This article originally appeared on VICE UK.
For many people, weed is a godsend. It can help them numb pain, manage mental health issues, inspire creativity, or just aid them in their pursuit of post-work relaxation. However, the same obviously can't be said for everyone, and while weed might not be physically addictive in the same way as alcohol or benzos, it is highly habit-forming. And that habit, for some, isn't healthy for their body or mind.
This year's Global Drug Survey found that 30 percent of all participants who had used cannabis reported wishing to use less in the coming year, while a third of users said they'd tried to stop at least once in their lifetime. It's clearly a preoccupation for many, so I tracked down four ex-stoners to find out how giving up weed changed their lives.
I've always believed in myself and been confident, outgoing, and active. But I went to college, started smoking weed every day, and I completely changed. I went from being the guy who was out every night to barely leaving the house. I looked like shit and I lost weight.
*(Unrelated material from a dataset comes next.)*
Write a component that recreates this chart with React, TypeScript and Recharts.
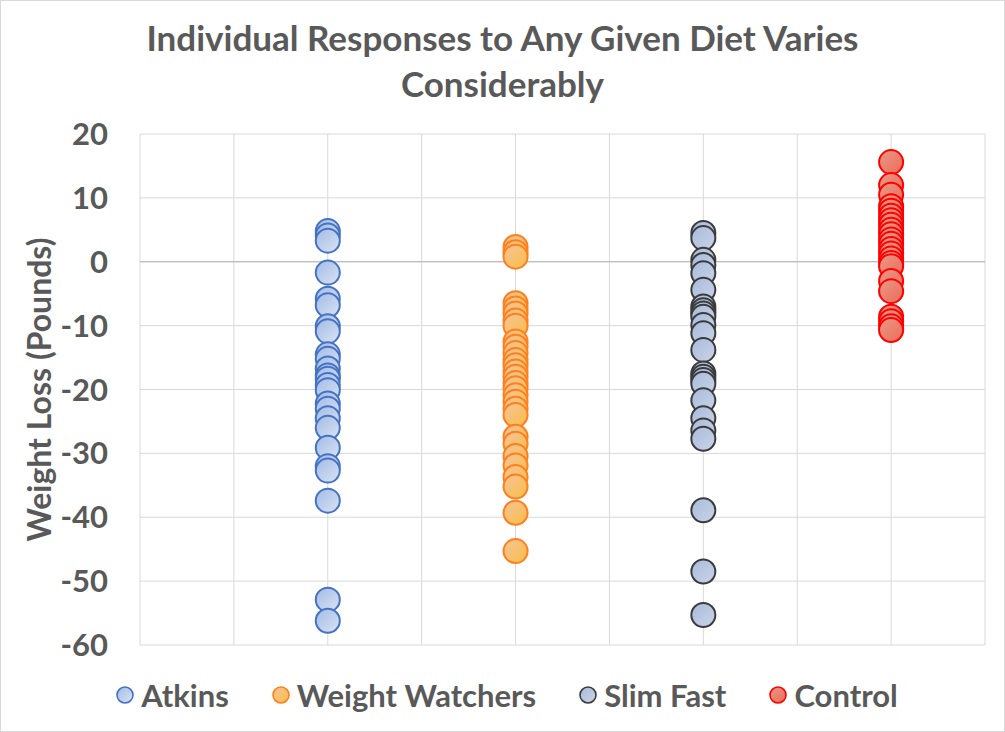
import React from 'react';
import {
  ScatterChart,
  Scatter,
  XAxis,
  YAxis,
  CartesianGrid,
  ReferenceLine,
  Legend,
} from 'recharts';

// weight loss (pounds) per person
const atkins = [
  4.8, 4.1, 3.3, -1.7, -5.8, -6.8, -10.1, -10.9, -14.5, -15.2, -16.7, -17.8, -18.3,
  -19.3, -20.1, -22.2, -23.0, -24.5, -26.0, -29.1, -32.0, -32.7, -37.4, -52.9, -56.2,
];
const weightWatchers = [
  2.3, 1.5, 0.8, -6.5, -7.3, -8.1, -9.2, -10.0, -12.5, -13.3, -14.3, -15.4, -16.2,
  -17.2, -18.0, -19.0, -19.8, -20.9, -21.9, -23.0, -24.0, -27.4, -28.5, -30.4, -31.9,
  -33.7, -35.2, -39.3, -45.3,
];
const slimFast = [
  4.5, 3.7, 0.3, -0.5, -1.8, -4.4, -7.0, -7.6, -8.1, -8.6, -9.9, -11.2, -13.8, -17.5,
  -18.0, -18.5, -19.1, -21.7, -24.5, -26.4, -27.7, -38.9, -48.5, -55.3,
];
const control = [
  15.6, 12.0, 10.5, 8.7, 8.0, 7.2, 6.5, 5.8, 5.0, 4.3, 3.5, 2.8, 2.0, 1.3, 0.5, -0.2,
  -0.7, -3.0, -4.6, -8.6, -9.3, -10.1, -10.7,
];

const seriesNames = ['Atkins', 'Weight Watchers', 'Slim Fast', 'Control'];
const yTicks = [-60, -50, -40, -30, -20, -10, 0, 10, 20];
const xTicks = [0, 0.5, 1, 1.5, 2, 2.5, 3, 3.5, 4, 4.5];

const series = [
  { name: seriesNames[0], x: 1, values: atkins, stroke: '#4472c4', from: '#a2bbe5', to: '#dbe4f4', id: 'gAtk' },
  { name: seriesNames[1], x: 2, values: weightWatchers, stroke: '#ff7f1e', from: '#f5c49a', to: '#fbbd45', id: 'gWW' },
  { name: seriesNames[2], x: 3, values: slimFast, stroke: '#3b3b3b', from: '#a7bbdd', to: '#cbd4e6', id: 'gSF' },
  { name: seriesNames[3], x: 4, values: control, stroke: '#ff0000', from: '#e89a88', to: '#ee6a58', id: 'gCtl' },
];

const font = "Lato, 'Open Sans', sans-serif";
const textColor = '#595959';

const Dot = (props: any) => {
  const { cx, cy, stroke, fill } = props;
  if (cx == null || cy == null) return null;
  return <circle cx={cx} cy={cy} r={12} fill={fill} stroke={stroke} strokeWidth={2} />;
};

const NoTick = () => <g />;

const LegendContent = () => (
  <div
    style={{
      display: 'flex',
      justifyContent: 'center',
      alignItems: 'center',
      height: 40,
      paddingLeft: 28,
      fontFamily: font,
      fontWeight: 700,
      fontSize: 31,
      color: textColor,
    }}
  >
    {series.map((s) => (
      <div key={s.name} style={{ display: 'flex', alignItems: 'center', margin: '0 21px' }}>
        <svg width={20} height={20} style={{ marginRight: 6 }}>
          <circle cx={10} cy={10} r={8} fill={`url(#${s.id})`} stroke={s.stroke} strokeWidth={1.6} />
        </svg>
        <span>{s.name}</span>
      </div>
    ))}
  </div>
);

const App = () => {
  return (
    <div style={{ position: 'absolute', left: 0, top: 0, width: 1005, height: 732, background: '#fff' }}>
      <div
        style={{
          position: 'absolute',
          top: 14,
          left: 0,
          width: 1005,
          textAlign: 'center',
          fontFamily: font,
          fontWeight: 700,
          fontSize: 35,
          lineHeight: '46px',
          color: textColor,
        }}
      >
        Individual Responses to Any Given Diet Varies
        <br />
        Considerably
      </div>
      <ScatterChart width={1005} height={732} margin={{ top: 134, right: 20, bottom: 46, left: 0 }}>
        <defs>
          {series.map((s) => (
            <linearGradient key={s.id} id={s.id} x1="0" y1="0" x2="1" y2="1">
              <stop offset="0%" stopColor={s.from} />
              <stop offset="100%" stopColor={s.to} />
            </linearGradient>
          ))}
        </defs>
        <CartesianGrid stroke="#d9d9d9" />
        <XAxis
          type="number"
          dataKey="x"
          domain={[0, 4.5]}
          ticks={xTicks}
          tick={NoTick}
          axisLine={false}
          tickLine={false}
          height={1}
        />
        <YAxis
          type="number"
          dataKey="y"
          domain={[-60, 20]}
          ticks={yTicks}
          width={140}
          axisLine={false}
          tickLine={false}
          tickSize={0}
          tickMargin={32}
          tick={{ fill: textColor, fontSize: 31, fontWeight: 700, fontFamily: font }}
          label={{
            value: 'Weight Loss (Pounds)',
            angle: -90,
            position: 'insideLeft',
            offset: 40,
            style: { textAnchor: 'middle', fill: textColor, fontSize: 32, fontWeight: 700, fontFamily: font },
          }}
        />
        <ReferenceLine y={0} stroke="#b3b3b3" strokeWidth={1.2} />
        {series.map((s) => (
          <Scatter
            key={s.name}
            name={s.name}
            data={s.values.map((v) => ({ x: s.x, y: v }))}
            fill={`url(#${s.id})`}
            stroke={s.stroke}
            shape={Dot}
            isAnimationActive={false}
          />
        ))}
        <Legend verticalAlign="bottom" content={LegendContent} wrapperStyle={{ bottom: 17 }} />
      </ScatterChart>
      <div
        style={{
          position: 'absolute',
          left: 0,
          top: 0,
          width: 1005,
          height: 732,
          boxSizing: 'border-box',
          border: '1px solid #d9d9d9',
          pointerEvents: 'none',
        }}
      />
    </div>
  );
};

export default App;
Toward the end of school, I met a girl who despised drugs of any kind. I had to hide my smoking from her. We had a long-distance relationship for three years after college, so it wasn’t too hard. In that time, I treaded water—doing OK, nothing great, smoking every night. We then moved in together and concealing it from her got fucking ridiculous. I'd smoke a quick joint when she went to the store and then shower, change my shirt and brush my teeth before she got back. I'd never been so clean.
She found out what I was doing and said she would leave me if I didn't stop. Honestly, I was relieved because I'd wanted to stop for a while and didn’t even enjoy it anymore. I just couldn’t break the habit. We’re now happily married, with two kids, in our own house, and I think most people would consider me a success. I know there are lots of reasons people smoke, but personally, I think weed is a killer of motivation.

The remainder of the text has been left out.